Given data:
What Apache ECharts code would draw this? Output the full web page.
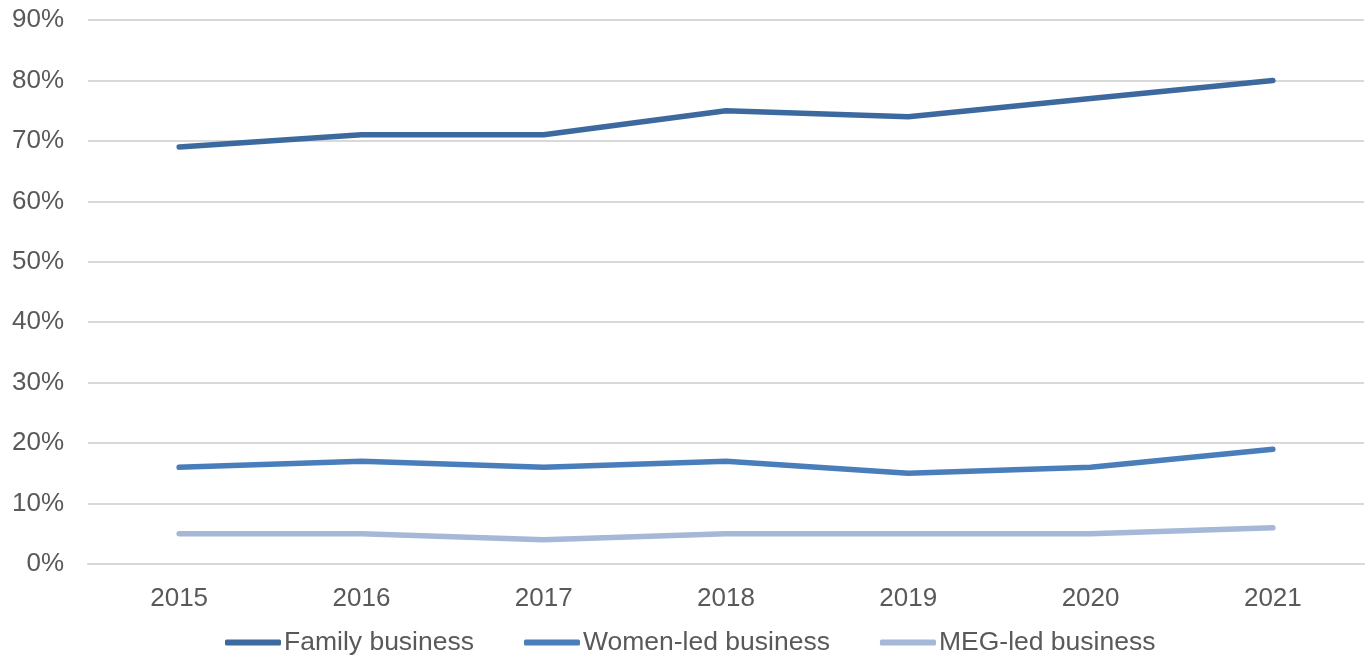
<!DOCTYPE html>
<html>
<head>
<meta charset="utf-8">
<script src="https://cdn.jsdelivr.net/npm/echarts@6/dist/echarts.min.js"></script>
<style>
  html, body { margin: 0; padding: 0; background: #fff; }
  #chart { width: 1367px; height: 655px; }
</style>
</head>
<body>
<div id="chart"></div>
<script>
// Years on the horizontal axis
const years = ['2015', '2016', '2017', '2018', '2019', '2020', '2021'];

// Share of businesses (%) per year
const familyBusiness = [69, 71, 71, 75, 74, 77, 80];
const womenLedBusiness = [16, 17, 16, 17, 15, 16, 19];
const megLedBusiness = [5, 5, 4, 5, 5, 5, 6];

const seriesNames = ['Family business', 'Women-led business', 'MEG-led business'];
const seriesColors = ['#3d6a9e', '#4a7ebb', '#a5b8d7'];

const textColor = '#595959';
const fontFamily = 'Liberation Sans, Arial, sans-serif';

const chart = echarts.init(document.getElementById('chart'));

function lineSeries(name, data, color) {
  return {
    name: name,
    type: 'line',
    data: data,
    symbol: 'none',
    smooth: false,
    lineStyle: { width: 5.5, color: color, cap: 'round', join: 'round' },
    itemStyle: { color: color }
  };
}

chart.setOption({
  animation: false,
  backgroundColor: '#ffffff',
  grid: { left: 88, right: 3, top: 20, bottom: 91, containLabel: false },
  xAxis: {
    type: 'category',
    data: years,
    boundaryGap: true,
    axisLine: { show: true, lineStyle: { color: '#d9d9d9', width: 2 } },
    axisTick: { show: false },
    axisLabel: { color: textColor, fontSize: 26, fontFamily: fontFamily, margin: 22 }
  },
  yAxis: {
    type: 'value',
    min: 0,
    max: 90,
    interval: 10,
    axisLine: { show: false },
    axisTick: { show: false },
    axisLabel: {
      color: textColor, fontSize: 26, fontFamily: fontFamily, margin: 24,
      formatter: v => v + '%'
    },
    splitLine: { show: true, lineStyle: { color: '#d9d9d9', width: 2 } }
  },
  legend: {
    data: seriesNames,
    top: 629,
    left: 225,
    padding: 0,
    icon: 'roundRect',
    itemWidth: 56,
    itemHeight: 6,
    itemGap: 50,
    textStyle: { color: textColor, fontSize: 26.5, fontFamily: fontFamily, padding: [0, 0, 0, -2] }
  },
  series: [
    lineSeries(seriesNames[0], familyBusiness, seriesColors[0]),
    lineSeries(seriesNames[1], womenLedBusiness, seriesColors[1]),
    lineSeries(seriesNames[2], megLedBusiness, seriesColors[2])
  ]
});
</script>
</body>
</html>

Set problem:
Copy the data word for word. Pictures do not go in the copy.

Response to this task:
What Apache ECharts code would draw this? Output the full web page.
<!DOCTYPE html>
<html>
<head>
<meta charset="utf-8">
<script src="https://cdn.jsdelivr.net/npm/echarts@6/dist/echarts.min.js"></script>
<style>
  html, body { margin: 0; padding: 0; background: #fff; }
  #chart { width: 1367px; height: 655px; }
</style>
</head>
<body>
<div id="chart"></div>
<script>
// Years on the horizontal axis
const years = ['2015', '2016', '2017', '2018', '2019', '2020', '2021'];

// Share of businesses (%) per year
const familyBusiness = [69, 71, 71, 75, 74, 77, 80];
const womenLedBusiness = [16, 17, 16, 17, 15, 16, 19];
const megLedBusiness = [5, 5, 4, 5, 5, 5, 6];

const seriesNames = ['Family business', 'Women-led business', 'MEG-led business'];
const seriesColors = ['#3d6a9e', '#4a7ebb', '#a5b8d7'];

const textColor = '#595959';
const fontFamily = 'Liberation Sans, Arial, sans-serif';

const chart = echarts.init(document.getElementById('chart'));

function lineSeries(name, data, color) {
  return {
    name: name,
    type: 'line',
    data: data,
    symbol: 'none',
    smooth: false,
    lineStyle: { width: 5.5, color: color, cap: 'round', join: 'round' },
    itemStyle: { color: color }
  };
}

chart.setOption({
  animation: false,
  backgroundColor: '#ffffff',
  grid: { left: 88, right: 3, top: 20, bottom: 91, containLabel: false },
  xAxis: {
    type: 'category',
    data: years,
    boundaryGap: true,
    axisLine: { show: true, lineStyle: { color: '#d9d9d9', width: 2 } },
    axisTick: { show: false },
    axisLabel: { color: textColor, fontSize: 26, fontFamily: fontFamily, margin: 22 }
  },
  yAxis: {
    type: 'value',
    min: 0,
    max: 90,
    interval: 10,
    axisLine: { show: false },
    axisTick: { show: false },
    axisLabel: {
      color: textColor, fontSize: 26, fontFamily: fontFamily, margin: 24,
      formatter: v => v + '%'
    },
    splitLine: { show: true, lineStyle: { color: '#d9d9d9', width: 2 } }
  },
  legend: {
    data: seriesNames,
    top: 629,
    left: 225,
    padding: 0,
    icon: 'roundRect',
    itemWidth: 56,
    itemHeight: 6,
    itemGap: 50,
    textStyle: { color: textColor, fontSize: 26.5, fontFamily: fontFamily, padding: [0, 0, 0, -2] }
  },
  series: [
    lineSeries(seriesNames[0], familyBusiness, seriesColors[0]),
    lineSeries(seriesNames[1], womenLedBusiness, seriesColors[1]),
    lineSeries(seriesNames[2], megLedBusiness, seriesColors[2])
  ]
});
</script>
</body>
</html>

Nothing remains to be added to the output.